There was much made of the ‘you’ll never win anything with kids’ statement by Alan Hansen when describing the chances of Manchester United’s golden generation lifting the Premiership title in 1995, but contrary to much of what Alan Hansen says, he was proved wrong and the side went on to lift that title, along with many more in the next 10 years.
Not many people predicted a second coming of a United ‘golden generation’ but from the start of this season, it appears to have happened.

Sir Alex Ferguson, following winning the championship last year as well as reaching the Champions League, has managed to strengthen his side with youthful acquisitions and the emergence of top class players from the youth system. The sign of a good manager is not resting on his laurels and Ferguson has done this time and time again, reaching a consistently high standard every time.

Firstly, the capture of Ashley Young was possibly the best of the summer, with the England midfielder beginning the season with 2 goals and 3 assists in 5 games. Secondly, Ferguson was able to sign highly rated England Under 21 international Phil Jones from Blackburn and David De Gea from Atletico Madrid, two players who will most definitely spend the best years of their career in Manchester.

Most significantly for United this season, the emergence of Tom Cleverley, Danny Welbeck and Chris Smalling, although not directly from the youth system, has took the team’s game to a whole new level. Cleverley had managed to start all four of United’s Premier League games after his outstanding performance in the second half of the Community Shield, keeping Michael Carrick and Darren Fletcher out the team and providing another creative spark in the last third for United. Sadly though, the midfielder was injured in the 5-0 United win at Bolton, an injury which he could have definitely done without.

Welbeck has also emerged from the shadows at Old Trafford, after a successful loan spell at Sunderland last year. Starting the first three games of United’s season before being injured, his electric pace, smart link up play and Cantona-esque composure in front of goal has led to two goals in three games, keeping Javier Hernandez and Dimitar Berbatov out the squad.

Both players have turned themselves in to Manchester United regulars, and the sooner they return from injury the stronger the team will get.

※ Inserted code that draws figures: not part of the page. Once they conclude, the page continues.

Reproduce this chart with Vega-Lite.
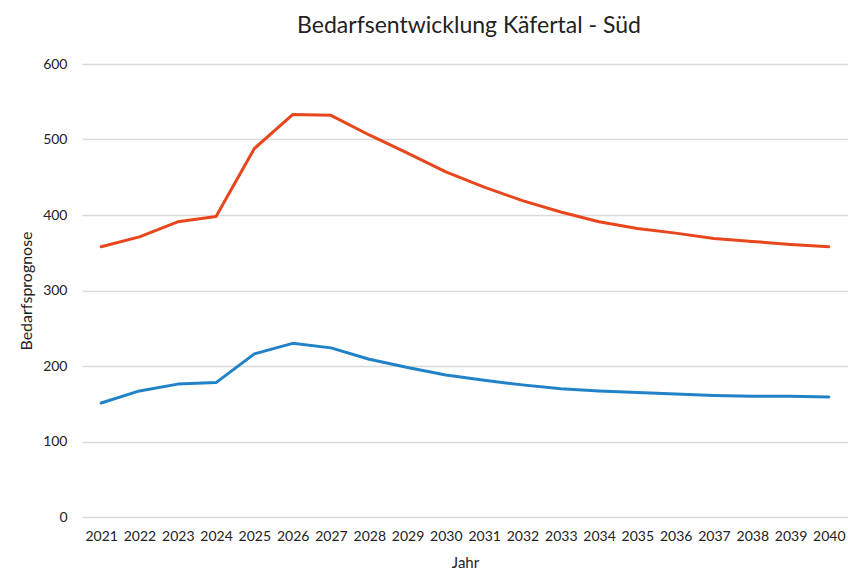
{
  "$schema": "https://vega.github.io/schema/vega-lite/v6.json",
  "autosize": "none",
  "width": 766,
  "height": 453,
  "padding": {"left": 82, "top": 64, "right": 0, "bottom": 55},
  "background": "white",
  "title": {"text": "Bedarfsentwicklung Käfertal - Süd", "fontSize": 23, "font": "Lato", "fontWeight": "normal", "color": "#222222", "offset": 19, "anchor": "middle", "dx": 4},
  "config": {"view": {"stroke": null}, "font": "Lato"},
  "data": {"values": [
    {"Jahr": "2021", "Serie": "A", "Wert": 358}, {"Jahr": "2022", "Serie": "A", "Wert": 371}, {"Jahr": "2023", "Serie": "A", "Wert": 391}, {"Jahr": "2024", "Serie": "A", "Wert": 398}, {"Jahr": "2025", "Serie": "A", "Wert": 488}, {"Jahr": "2026", "Serie": "A", "Wert": 533}, {"Jahr": "2027", "Serie": "A", "Wert": 532}, {"Jahr": "2028", "Serie": "A", "Wert": 506}, {"Jahr": "2029", "Serie": "A", "Wert": 482}, {"Jahr": "2030", "Serie": "A", "Wert": 457}, {"Jahr": "2031", "Serie": "A", "Wert": 437}, {"Jahr": "2032", "Serie": "A", "Wert": 419}, {"Jahr": "2033", "Serie": "A", "Wert": 404}, {"Jahr": "2034", "Serie": "A", "Wert": 391}, {"Jahr": "2035", "Serie": "A", "Wert": 382}, {"Jahr": "2036", "Serie": "A", "Wert": 376}, {"Jahr": "2037", "Serie": "A", "Wert": 369}, {"Jahr": "2038", "Serie": "A", "Wert": 365}, {"Jahr": "2039", "Serie": "A", "Wert": 361}, {"Jahr": "2040", "Serie": "A", "Wert": 358},
    {"Jahr": "2021", "Serie": "B", "Wert": 151}, {"Jahr": "2022", "Serie": "B", "Wert": 167}, {"Jahr": "2023", "Serie": "B", "Wert": 176}, {"Jahr": "2024", "Serie": "B", "Wert": 178}, {"Jahr": "2025", "Serie": "B", "Wert": 216}, {"Jahr": "2026", "Serie": "B", "Wert": 230}, {"Jahr": "2027", "Serie": "B", "Wert": 224}, {"Jahr": "2028", "Serie": "B", "Wert": 209}, {"Jahr": "2029", "Serie": "B", "Wert": 198}, {"Jahr": "2030", "Serie": "B", "Wert": 188}, {"Jahr": "2031", "Serie": "B", "Wert": 181}, {"Jahr": "2032", "Serie": "B", "Wert": 175}, {"Jahr": "2033", "Serie": "B", "Wert": 170}, {"Jahr": "2034", "Serie": "B", "Wert": 167}, {"Jahr": "2035", "Serie": "B", "Wert": 165}, {"Jahr": "2036", "Serie": "B", "Wert": 163}, {"Jahr": "2037", "Serie": "B", "Wert": 161}, {"Jahr": "2038", "Serie": "B", "Wert": 160}, {"Jahr": "2039", "Serie": "B", "Wert": 160}, {"Jahr": "2040", "Serie": "B", "Wert": 159}
  ]},
  "mark": {"type": "line", "strokeWidth": 3, "strokeJoin": "round", "strokeCap": "round"},
  "encoding": {
    "x": {"field": "Jahr", "type": "ordinal", "scale": {"type": "point", "padding": 0.5},
      "axis": {"title": "Jahr", "labelAngle": 0, "labelFontSize": 14, "labelColor": "#222222", "titleFontSize": 15, "titleFontWeight": "normal", "titleColor": "#222222", "ticks": false, "domain": false, "labelPadding": 12, "titlePadding": 12}},
    "y": {"field": "Wert", "type": "quantitative", "scale": {"domain": [0, 600]},
      "axis": {"title": "Bedarfsprognose", "values": [0, 100, 200, 300, 400, 500, 600], "labelFontSize": 14, "labelColor": "#222222", "titleFontSize": 16, "titleFontWeight": "normal", "titleColor": "#222222", "ticks": false, "domain": false, "labelPadding": 15, "titlePadding": 8, "gridColor": "#d9d9d9", "gridWidth": 1.5}},
    "color": {"field": "Serie", "type": "nominal", "scale": {"domain": ["A", "B"], "range": ["#E8461C", "#2282C8"]}, "legend": null}
  }
}
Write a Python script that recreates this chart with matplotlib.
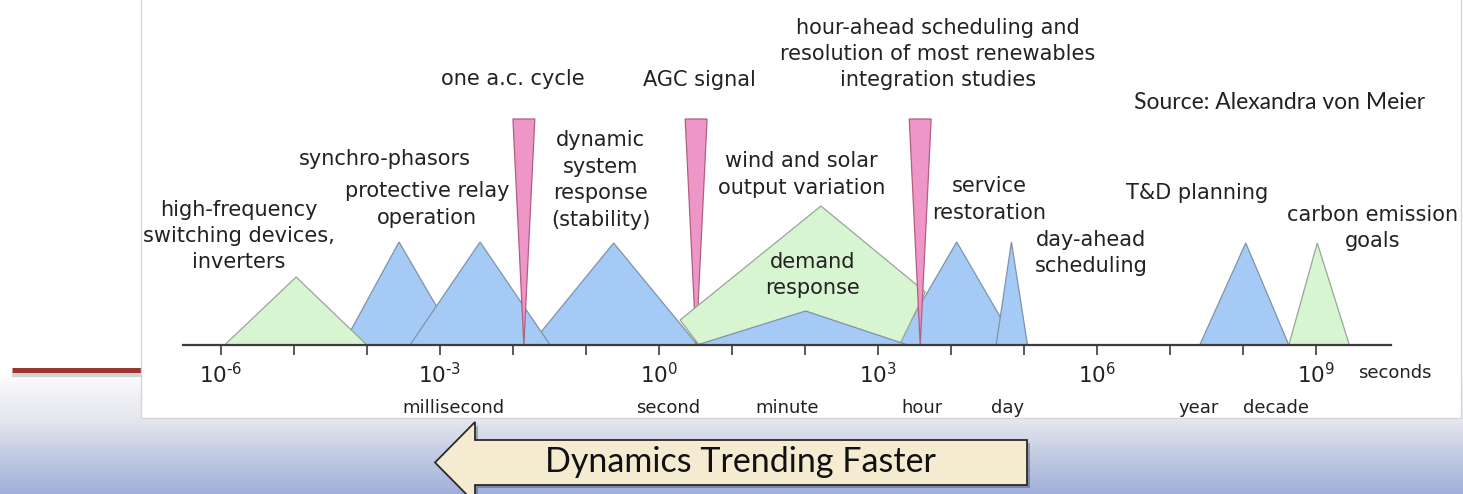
import numpy as np
import matplotlib.pyplot as plt
from matplotlib.patches import Polygon, Rectangle
from matplotlib.colors import to_rgb

# all time positions are log10(seconds); heights are relative bar heights
blue_left = [-4.33, -3.41, -1.76, 0.52, 3.26, 4.62, 7.41]
blue_peak = [-3.56, -2.45, -0.62, 2.01, 4.08, 4.83, 8.04]
blue_right = [-2.74, -1.49, 0.53, 3.41, 4.90, 5.05, 8.63]
blue_height = [103, 103, 102, 34, 103, 103, 102]

green_left = [-5.95, 8.63]
green_peak = [-4.97, 9.02]
green_right = [-4.00, 9.46]
green_height = [68, 102]

# demand response band
band_x = [0.29, 2.22, 3.65, 3.31, 0.54]
band_y = [25, 139, 53, 2, 1]

spike_center = [-1.85, 0.51, 3.58]
spike_halfwidth = 0.15
spike_height = 226

label_texts = [
    'high-frequency\nswitching devices,\ninverters',
    'synchro-phasors',
    'protective relay\noperation',
    'one a.c. cycle',
    'dynamic\nsystem\nresponse\n(stability)',
    'AGC signal',
    'hour-ahead scheduling and\nresolution of most renewables\nintegration studies',
    'wind and solar\noutput variation',
    'demand\nresponse',
    'service\nrestoration',
    'day-ahead\nscheduling',
    'T&D planning',
    'carbon emission\ngoals',
]
label_x = [-5.76, -3.75, -3.18, -2.0, -0.80, 0.56, 3.82, 1.95, 2.10, 4.53, 5.92, 7.38, 9.78]
label_y = [109, 186, 140.5, 266, 165, 265, 291, 170.5, 70, 145.5, 92, 152, 117]

tick_exp = list(range(-6, 10))
unit_names = ['millisecond', 'second', 'minute', 'hour', 'day', 'year', 'decade']
unit_x = [-2.81, 0.13, 1.75, 3.60, 4.78, 7.40, 8.45]


def sec(e):
    return 10.0 ** np.asarray(e, dtype=float)


def tick_label(e):
    if e % 3:
        return ''
    if e < 0:
        return r'$10^{\text{-}%d}$' % -e
    return '$10^{%d}$' % e


W, H = 1463, 494
fig = plt.figure(figsize=(W / 100, H / 100), dpi=100)
fig.patch.set_facecolor('white')

# ---- slide background (pixel coordinates) ----
bg = fig.add_axes([0, 0, 1, 1])
bg.set_xlim(0, W)
bg.set_ylim(H, 0)
bg.axis('off')

stop_y = [372, 395, 420, 450, 494]
stop_c = np.array([to_rgb(c) for c in ['#ffffff', '#f1f1f4', '#e5e7ee', '#c8cfe4', '#9fb0da']])
rows = np.linspace(372, 494, 200)
grad = np.stack([np.interp(rows, stop_y, stop_c[:, k]) for k in range(3)], axis=1)
bg.imshow(grad[:, None, :], extent=[0, W, 494, 372], aspect='auto', zorder=0)

# red rule on the left
bg.plot([14, 150], [374.5, 374.5], color='#777777', alpha=0.3, lw=3, zorder=1)
bg.plot([12, 150], [370, 370], color='#9c3431', lw=3.6, solid_capstyle='butt', zorder=2)

# white chart panel
bg.add_patch(Rectangle((141, -2), 1320, 420, facecolor='white', edgecolor='#d5d5d5', lw=1, zorder=3))

# arrow
arrow_pts = np.array([(435, 462.5), (475, 422), (475, 440), (1027, 440),
                      (1027, 485), (475, 485), (475, 503)])
bg.add_patch(Polygon(arrow_pts + 3, closed=True, facecolor='black', alpha=0.25,
                     edgecolor='none', zorder=4))
bg.add_patch(Polygon(arrow_pts, closed=True, facecolor='#f4ebd1', edgecolor='#2b2b2b',
                     lw=1.3, zorder=5))
bg.text(740, 462, 'Dynamics Trending Faster', family='Lato', fontsize=24.5,
        color='#111111', ha='center', va='center', zorder=6)

fig.text(1279.5 / W, 1 - 102 / H, 'Source: Alexandra von Meier', family='Lato',
         fontsize=16.5, color='#222222', ha='center', va='center')

# ---- main time-scale axis ----
ax = fig.add_axes([183 / W, 149 / H, 1208 / W, 345 / H])
ax.patch.set_alpha(0)
ax.set_xscale('log')
ax.set_xlim(sec(-6.52), sec(10.03))
ax.set_ylim(0, 345)
for s in ['top', 'left', 'right']:
    ax.spines[s].set_visible(False)
ax.spines['bottom'].set_color('#3c3c3c')
ax.spines['bottom'].set_linewidth(1.6)
ax.spines['bottom'].set_zorder(10)
ax.set_yticks([])

ax.set_xticks(sec(tick_exp))
ax.set_xticklabels([tick_label(e) for e in tick_exp])
ax.xaxis.set_minor_locator(plt.NullLocator())
ax.tick_params(axis='x', direction='out', length=7, width=1.2, color='#3c3c3c',
               labelsize=15.5, labelcolor='#222222', pad=5)

blue_fc, blue_ec = '#a4caf5', '#7f93a9'
green_fc, green_ec = '#d6f5d0', '#9aa59a'
pink_fc, pink_ec = '#ee96c8', '#b0607f'

blue_layer = [2, 3, 2, 4, 2, 3, 2]
for l, p, r, h, z in zip(blue_left, blue_peak, blue_right, blue_height, blue_layer):
    ax.fill(sec([l, p, r]), [0, h, 0], fc=blue_fc, ec=blue_ec, lw=0.9, zorder=z)

for l, p, r, h in zip(green_left, green_peak, green_right, green_height):
    ax.fill(sec([l, p, r]), [0, h, 0], fc=green_fc, ec=green_ec, lw=0.9, zorder=3)

ax.fill(sec(band_x), band_y, fc=green_fc, ec=green_ec, lw=0.9, zorder=3)

spike_layer = [5, 2.5, 5]
for c, z in zip(spike_center, spike_layer):
    ax.fill(sec([c - spike_halfwidth, c + spike_halfwidth, c]),
            [spike_height, spike_height, 0], fc=pink_fc, ec=pink_ec, lw=0.9, zorder=z)

for t, x, y in zip(label_texts, label_x, label_y):
    ax.text(sec(x), y, t, ha='center', va='center', fontsize=15, linespacing=1.4,
            color='#222222', zorder=8)

for t, x in zip(unit_names, unit_x):
    ax.text(sec(x), -63, t, ha='center', va='center', fontsize=13, color='#222222')
ax.text(sec(10.08), -28, 'seconds', ha='center', va='center', fontsize=13, color='#222222')

fig.savefig('out.png', dpi=100)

However, one player who remains in the starting XI and a pivotal part of the squad is Chris Smalling.

Smalling, changing from centre back to right back, has took his game to a whole new level after a brilliant debut season with the champions and doesn’t look like stopping his outstanding form. Although signed from Fulham for £10million two summers ago, Ferguson has managed to trust Smalling on the biggest stage, and after an assured display, as well as a goal against Chelsea in the Community Shield, he has made the right back slot his own. This led to special praise from Ferguson and international manager Fabio Capello, who started the defender in his side’s latest qualifiers against Bulgaria and Wales.

De Gea, Smalling and Jones will provide stability for United for many years to come and have already shown they can be relied upon in the absence of Ferdinand, Vidic and the retirement of Van Der Sar. Young, Cleverley, Welbeck as well as Hernandez and Rooney will be relied upon to create the attacking verve and flamboyancy that has always been attributed with Ferguson sides.

The most devastating thing for the rest of the Premier League though, is that this side is filled with relatively experienced young players such as Rooney, Anderson, Fletcher, Nani and Young, but with Cleverley, Welbeck, Jones, De Gea and Smalling added to the squad, the kids have every chance of dominating domestically as well as in Europe for years to come.

The emerging youthful side Ferguson has built has also managed to achieve United’s best start to a season under his tenure, a statistic which begs the question can they still move up a level? If so, Ferguson could find himself winning even more with his kids.

Success is most definitely now going to depend on producing high quality youth players, and teams such as Rangers and Celtic, with little money to spend, will have to follow the trend or see the terrible effect it will have on the quality of their play and success domestically and in Europe.